CB: What's up , Ian !

Didn't Wolff co-author the essay "Critique of Pure Tolerance" with Marcuse ? Angela Davis applied the critique to First Amendment tolerance of the KKK and Nazis.

Interestingly, Wolff places the origin of the study of society qua society in Adam Smith

"Now for the point of all this reminiscing. Notice that there is no room in this classification for the study of society, as we understand that notion today. Pretty much up through to the last quarter of the eighteenth century, no one had a clear, workable idea of Society as a distinct sphere of investigation sharply set off from Natural Philosophy on the one hand and Moral Philosophy on the other. Discussions of the State or the Law or such institutions as Parliament were understood to be reducible, in a manner of speaking, to, accounts of the character and workings of the individual mind or personality [or "psyche," in the Greek sense of that term.] There were of course many writers who talked about the manners and national characteristics of of the French as opposed to the English, or about the strange doings of the "primitive" peoples who were happened upon by travelers during their voyages of discovery or colonization.
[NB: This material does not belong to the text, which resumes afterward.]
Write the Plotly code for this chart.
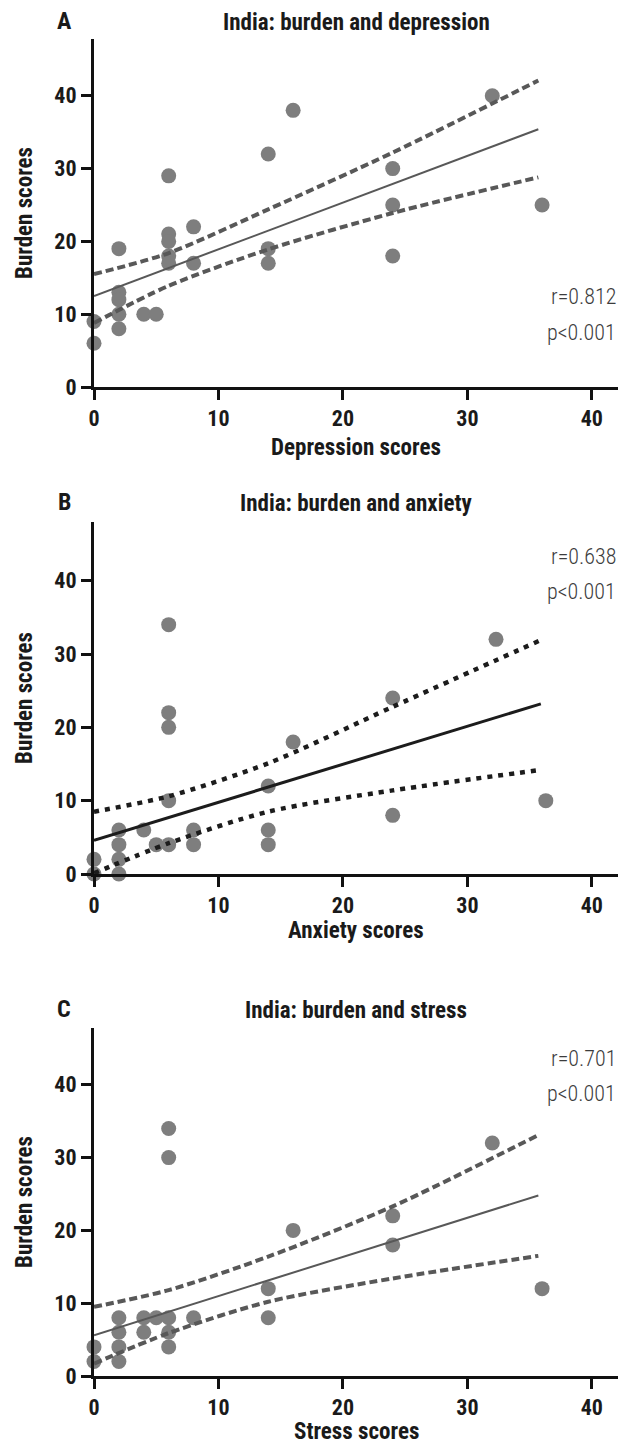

But though much was made of these accounts, they did not yield a workable concept of Society as an object of autonomous investigation.
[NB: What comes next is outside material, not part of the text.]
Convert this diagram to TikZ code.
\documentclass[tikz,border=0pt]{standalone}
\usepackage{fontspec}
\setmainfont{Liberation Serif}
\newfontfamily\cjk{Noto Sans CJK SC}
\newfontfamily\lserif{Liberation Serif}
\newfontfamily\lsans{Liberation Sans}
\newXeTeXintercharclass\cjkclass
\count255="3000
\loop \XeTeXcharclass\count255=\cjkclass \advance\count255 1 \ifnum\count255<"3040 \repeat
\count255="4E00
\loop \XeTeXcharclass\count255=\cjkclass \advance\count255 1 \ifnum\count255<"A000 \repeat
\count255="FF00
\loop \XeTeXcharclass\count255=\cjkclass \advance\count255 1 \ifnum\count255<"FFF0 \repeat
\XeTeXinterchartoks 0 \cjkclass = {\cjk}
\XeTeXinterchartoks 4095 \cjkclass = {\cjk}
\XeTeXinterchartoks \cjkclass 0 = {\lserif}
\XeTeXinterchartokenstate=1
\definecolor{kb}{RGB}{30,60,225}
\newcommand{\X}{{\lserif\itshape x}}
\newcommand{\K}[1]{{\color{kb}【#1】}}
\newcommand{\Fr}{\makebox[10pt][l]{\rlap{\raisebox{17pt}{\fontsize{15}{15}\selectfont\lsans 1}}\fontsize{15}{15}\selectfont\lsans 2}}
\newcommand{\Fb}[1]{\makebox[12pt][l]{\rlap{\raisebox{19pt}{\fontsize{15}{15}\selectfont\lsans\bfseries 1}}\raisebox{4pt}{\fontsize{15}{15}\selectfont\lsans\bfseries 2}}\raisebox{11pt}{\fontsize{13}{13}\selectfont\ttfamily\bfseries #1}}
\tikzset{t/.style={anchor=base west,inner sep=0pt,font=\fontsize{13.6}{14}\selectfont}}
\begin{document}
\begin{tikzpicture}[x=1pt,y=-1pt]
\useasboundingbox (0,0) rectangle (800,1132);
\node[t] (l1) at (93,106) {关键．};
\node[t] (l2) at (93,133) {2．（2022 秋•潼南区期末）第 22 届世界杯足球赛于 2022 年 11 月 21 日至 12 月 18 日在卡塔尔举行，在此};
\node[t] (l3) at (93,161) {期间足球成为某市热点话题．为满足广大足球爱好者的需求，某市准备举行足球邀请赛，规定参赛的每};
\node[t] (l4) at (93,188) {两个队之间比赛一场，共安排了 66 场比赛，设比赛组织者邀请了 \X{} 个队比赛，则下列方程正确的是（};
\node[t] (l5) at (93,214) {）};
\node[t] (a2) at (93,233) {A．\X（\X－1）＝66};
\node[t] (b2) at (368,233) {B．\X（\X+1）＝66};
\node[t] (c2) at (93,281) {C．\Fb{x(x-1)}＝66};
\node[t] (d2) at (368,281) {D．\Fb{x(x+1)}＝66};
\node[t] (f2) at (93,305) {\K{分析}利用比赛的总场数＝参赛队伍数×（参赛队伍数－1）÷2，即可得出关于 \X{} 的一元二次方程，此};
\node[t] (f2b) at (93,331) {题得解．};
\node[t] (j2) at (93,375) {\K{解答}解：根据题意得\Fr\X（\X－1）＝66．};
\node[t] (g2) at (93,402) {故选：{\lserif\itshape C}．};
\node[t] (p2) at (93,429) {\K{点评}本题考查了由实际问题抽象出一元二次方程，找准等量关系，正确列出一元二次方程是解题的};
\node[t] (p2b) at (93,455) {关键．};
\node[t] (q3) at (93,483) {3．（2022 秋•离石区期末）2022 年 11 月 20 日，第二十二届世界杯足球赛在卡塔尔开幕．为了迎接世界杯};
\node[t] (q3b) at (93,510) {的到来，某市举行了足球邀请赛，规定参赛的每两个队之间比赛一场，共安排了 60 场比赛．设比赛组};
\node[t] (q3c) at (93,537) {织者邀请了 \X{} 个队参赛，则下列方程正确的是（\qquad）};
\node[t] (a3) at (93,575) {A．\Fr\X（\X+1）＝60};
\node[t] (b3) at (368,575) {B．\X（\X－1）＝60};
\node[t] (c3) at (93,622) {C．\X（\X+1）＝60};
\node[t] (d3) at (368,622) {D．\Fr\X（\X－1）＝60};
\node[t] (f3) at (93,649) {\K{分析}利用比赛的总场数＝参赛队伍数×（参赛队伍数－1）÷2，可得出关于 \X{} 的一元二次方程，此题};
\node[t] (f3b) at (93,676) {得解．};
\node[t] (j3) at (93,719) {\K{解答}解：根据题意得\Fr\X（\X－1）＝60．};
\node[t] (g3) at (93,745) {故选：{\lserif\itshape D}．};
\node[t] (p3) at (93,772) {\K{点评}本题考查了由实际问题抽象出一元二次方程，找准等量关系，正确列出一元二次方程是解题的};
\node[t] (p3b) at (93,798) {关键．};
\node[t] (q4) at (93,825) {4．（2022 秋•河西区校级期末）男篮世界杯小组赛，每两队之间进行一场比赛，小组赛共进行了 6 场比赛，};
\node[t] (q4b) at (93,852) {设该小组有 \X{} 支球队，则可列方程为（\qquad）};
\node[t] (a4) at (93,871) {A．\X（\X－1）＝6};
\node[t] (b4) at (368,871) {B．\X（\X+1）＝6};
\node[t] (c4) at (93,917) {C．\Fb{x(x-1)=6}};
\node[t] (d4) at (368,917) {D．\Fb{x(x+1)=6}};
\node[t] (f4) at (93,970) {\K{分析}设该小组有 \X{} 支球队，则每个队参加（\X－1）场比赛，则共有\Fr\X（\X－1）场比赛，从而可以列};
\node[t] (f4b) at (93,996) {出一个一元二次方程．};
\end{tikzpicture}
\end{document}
The first appearance of the notion in a significant fashion, so far as I know, is in Adam Smith's great work, AN INQUIRY INTO THE NATURE AND CAUSES OF THE WEALTH OF NATIONS, usually referred to by the last four words of the title. Smith, looking at a market newly freed from traditional and legal constraints, and hence "free," observes that there seem to be certain "natural prices" that underlie the daily fluctuations caused by momentary variations in the supply or demand for goods and services. Corn may be cheap on a given day because many farmers have brought their harvest to market, or dear on another because rain has kept them away. As Smith says in the seventh chapter, "The actual price at which any commodity is commonly sold is called its market price. It may be above, or below, or exactly the same with its natural price." And then, two pages later, Smith makes an observation that is of the most profound significance, for all that it is, in his hands, quite inadequately theoretically explained. "The natural price, therefore, is, as it were, the central price, to which the prices of all commodities are continually gravitating." The invocation of the concept of the force of gravity in 1776, when the book was published, is of obvious significance. Smith is writing at a time when, by universal agreement, Newton's theories were the gold standard of theoretical explanation. Smith is suggesting that there is a sphere of human activity -- the economic -- that is governed by laws as rigorous and objective and irresistible as the force of gravity that rules the physical universe.

The laws of this sphere are not reducible, Smith seems to be suggesting, either to the laws governing the natural world or to the laws governing human character and behavior -- neither to Natural Philosophy nor to Moral Philosophy. It seems there is need of a third branch of knowledge -- Social Philosophy, or the Study of Society."